- **Exercise inputs**
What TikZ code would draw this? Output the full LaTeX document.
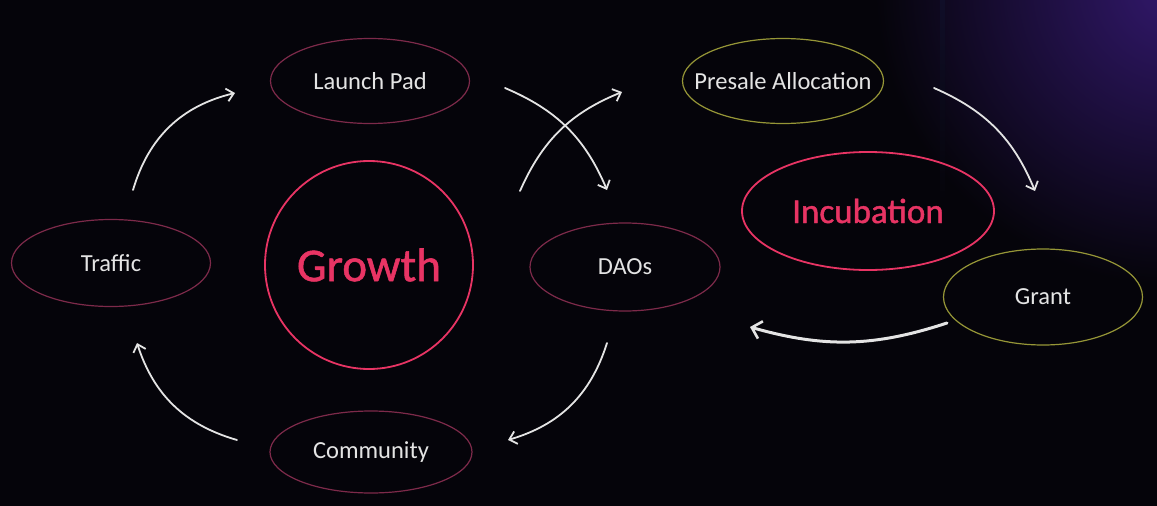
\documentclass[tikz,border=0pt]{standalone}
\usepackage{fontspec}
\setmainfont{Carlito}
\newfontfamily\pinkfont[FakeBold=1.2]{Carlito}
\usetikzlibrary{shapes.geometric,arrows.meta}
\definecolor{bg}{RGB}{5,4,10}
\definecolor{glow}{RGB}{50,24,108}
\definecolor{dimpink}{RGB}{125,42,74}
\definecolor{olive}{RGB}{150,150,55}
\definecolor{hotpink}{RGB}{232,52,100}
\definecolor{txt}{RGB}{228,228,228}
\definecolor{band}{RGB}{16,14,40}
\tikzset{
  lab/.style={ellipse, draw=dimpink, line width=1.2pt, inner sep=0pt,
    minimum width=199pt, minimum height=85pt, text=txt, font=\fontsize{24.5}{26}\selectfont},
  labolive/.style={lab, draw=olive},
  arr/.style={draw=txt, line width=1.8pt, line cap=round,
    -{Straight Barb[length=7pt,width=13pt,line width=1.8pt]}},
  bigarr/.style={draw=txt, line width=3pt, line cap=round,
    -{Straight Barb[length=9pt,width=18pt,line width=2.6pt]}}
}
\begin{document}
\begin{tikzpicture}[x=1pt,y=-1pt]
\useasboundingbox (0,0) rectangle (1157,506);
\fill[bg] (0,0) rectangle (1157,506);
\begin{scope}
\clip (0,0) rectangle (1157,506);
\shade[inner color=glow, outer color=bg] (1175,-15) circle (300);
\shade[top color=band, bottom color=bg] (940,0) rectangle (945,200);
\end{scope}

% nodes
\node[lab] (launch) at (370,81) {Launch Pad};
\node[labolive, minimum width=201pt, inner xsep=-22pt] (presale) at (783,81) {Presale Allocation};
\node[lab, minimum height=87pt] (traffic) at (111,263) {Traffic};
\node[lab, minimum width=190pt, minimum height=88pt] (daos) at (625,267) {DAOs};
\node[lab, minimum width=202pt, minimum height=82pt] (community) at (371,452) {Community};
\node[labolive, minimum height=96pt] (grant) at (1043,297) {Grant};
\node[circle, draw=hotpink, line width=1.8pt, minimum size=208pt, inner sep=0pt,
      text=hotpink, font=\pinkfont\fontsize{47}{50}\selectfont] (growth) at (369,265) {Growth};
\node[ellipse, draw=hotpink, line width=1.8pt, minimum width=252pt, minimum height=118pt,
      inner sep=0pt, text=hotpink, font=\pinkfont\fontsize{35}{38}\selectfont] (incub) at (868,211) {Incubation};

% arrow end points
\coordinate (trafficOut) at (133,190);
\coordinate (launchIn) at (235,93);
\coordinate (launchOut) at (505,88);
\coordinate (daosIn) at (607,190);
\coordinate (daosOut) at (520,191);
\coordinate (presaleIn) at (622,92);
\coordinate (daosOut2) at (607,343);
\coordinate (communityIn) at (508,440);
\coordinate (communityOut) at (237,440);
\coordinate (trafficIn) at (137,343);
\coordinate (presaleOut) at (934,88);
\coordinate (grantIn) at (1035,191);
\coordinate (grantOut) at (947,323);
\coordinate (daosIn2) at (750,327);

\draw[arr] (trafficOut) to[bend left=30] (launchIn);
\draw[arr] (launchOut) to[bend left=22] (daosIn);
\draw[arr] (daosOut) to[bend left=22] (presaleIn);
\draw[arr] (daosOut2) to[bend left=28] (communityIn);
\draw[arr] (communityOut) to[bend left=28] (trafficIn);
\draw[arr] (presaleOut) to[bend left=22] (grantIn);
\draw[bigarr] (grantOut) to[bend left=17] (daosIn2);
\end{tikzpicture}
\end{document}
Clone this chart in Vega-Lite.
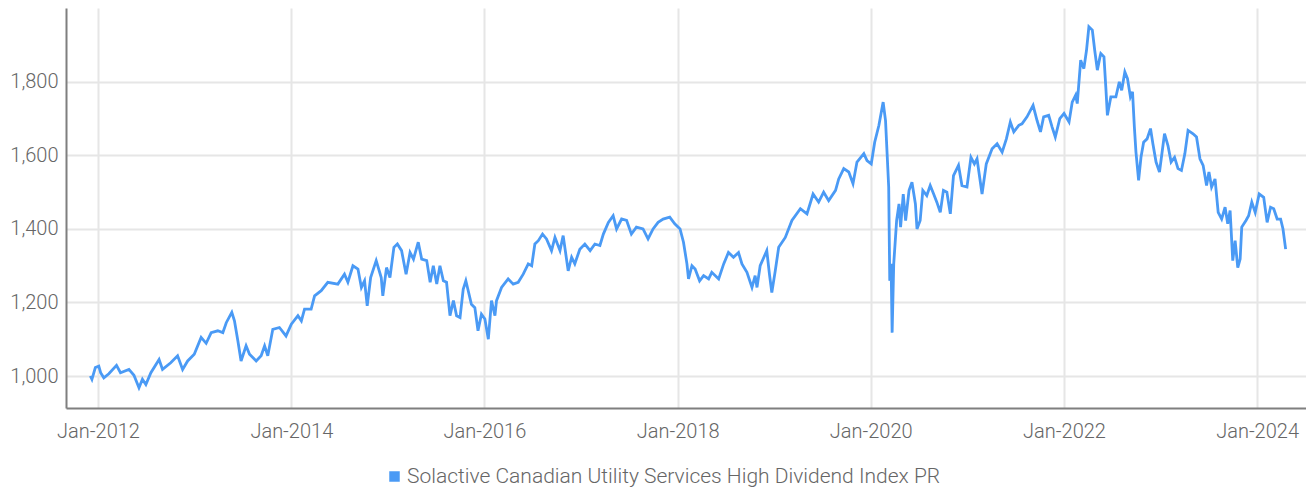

- **Task prompt**
Using the data above, print every line exactly, omitting pictures.

- **Reply**
What TikZ code would draw this? Output the full LaTeX document.
\documentclass[tikz,border=0pt]{standalone}
\usepackage{fontspec}
\setmainfont{Carlito}
\newfontfamily\pinkfont[FakeBold=1.2]{Carlito}
\usetikzlibrary{shapes.geometric,arrows.meta}
\definecolor{bg}{RGB}{5,4,10}
\definecolor{glow}{RGB}{50,24,108}
\definecolor{dimpink}{RGB}{125,42,74}
\definecolor{olive}{RGB}{150,150,55}
\definecolor{hotpink}{RGB}{232,52,100}
\definecolor{txt}{RGB}{228,228,228}
\definecolor{band}{RGB}{16,14,40}
\tikzset{
  lab/.style={ellipse, draw=dimpink, line width=1.2pt, inner sep=0pt,
    minimum width=199pt, minimum height=85pt, text=txt, font=\fontsize{24.5}{26}\selectfont},
  labolive/.style={lab, draw=olive},
  arr/.style={draw=txt, line width=1.8pt, line cap=round,
    -{Straight Barb[length=7pt,width=13pt,line width=1.8pt]}},
  bigarr/.style={draw=txt, line width=3pt, line cap=round,
    -{Straight Barb[length=9pt,width=18pt,line width=2.6pt]}}
}
\begin{document}
\begin{tikzpicture}[x=1pt,y=-1pt]
\useasboundingbox (0,0) rectangle (1157,506);
\fill[bg] (0,0) rectangle (1157,506);
\begin{scope}
\clip (0,0) rectangle (1157,506);
\shade[inner color=glow, outer color=bg] (1175,-15) circle (300);
\shade[top color=band, bottom color=bg] (940,0) rectangle (945,200);
\end{scope}

% nodes
\node[lab] (launch) at (370,81) {Launch Pad};
\node[labolive, minimum width=201pt, inner xsep=-22pt] (presale) at (783,81) {Presale Allocation};
\node[lab, minimum height=87pt] (traffic) at (111,263) {Traffic};
\node[lab, minimum width=190pt, minimum height=88pt] (daos) at (625,267) {DAOs};
\node[lab, minimum width=202pt, minimum height=82pt] (community) at (371,452) {Community};
\node[labolive, minimum height=96pt] (grant) at (1043,297) {Grant};
\node[circle, draw=hotpink, line width=1.8pt, minimum size=208pt, inner sep=0pt,
      text=hotpink, font=\pinkfont\fontsize{47}{50}\selectfont] (growth) at (369,265) {Growth};
\node[ellipse, draw=hotpink, line width=1.8pt, minimum width=252pt, minimum height=118pt,
      inner sep=0pt, text=hotpink, font=\pinkfont\fontsize{35}{38}\selectfont] (incub) at (868,211) {Incubation};

% arrow end points
\coordinate (trafficOut) at (133,190);
\coordinate (launchIn) at (235,93);
\coordinate (launchOut) at (505,88);
\coordinate (daosIn) at (607,190);
\coordinate (daosOut) at (520,191);
\coordinate (presaleIn) at (622,92);
\coordinate (daosOut2) at (607,343);
\coordinate (communityIn) at (508,440);
\coordinate (communityOut) at (237,440);
\coordinate (trafficIn) at (137,343);
\coordinate (presaleOut) at (934,88);
\coordinate (grantIn) at (1035,191);
\coordinate (grantOut) at (947,323);
\coordinate (daosIn2) at (750,327);

\draw[arr] (trafficOut) to[bend left=30] (launchIn);
\draw[arr] (launchOut) to[bend left=22] (daosIn);
\draw[arr] (daosOut) to[bend left=22] (presaleIn);
\draw[arr] (daosOut2) to[bend left=28] (communityIn);
\draw[arr] (communityOut) to[bend left=28] (trafficIn);
\draw[arr] (presaleOut) to[bend left=22] (grantIn);
\draw[bigarr] (grantOut) to[bend left=17] (daosIn2);
\end{tikzpicture}
\end{document}
Clone this chart in Vega-Lite.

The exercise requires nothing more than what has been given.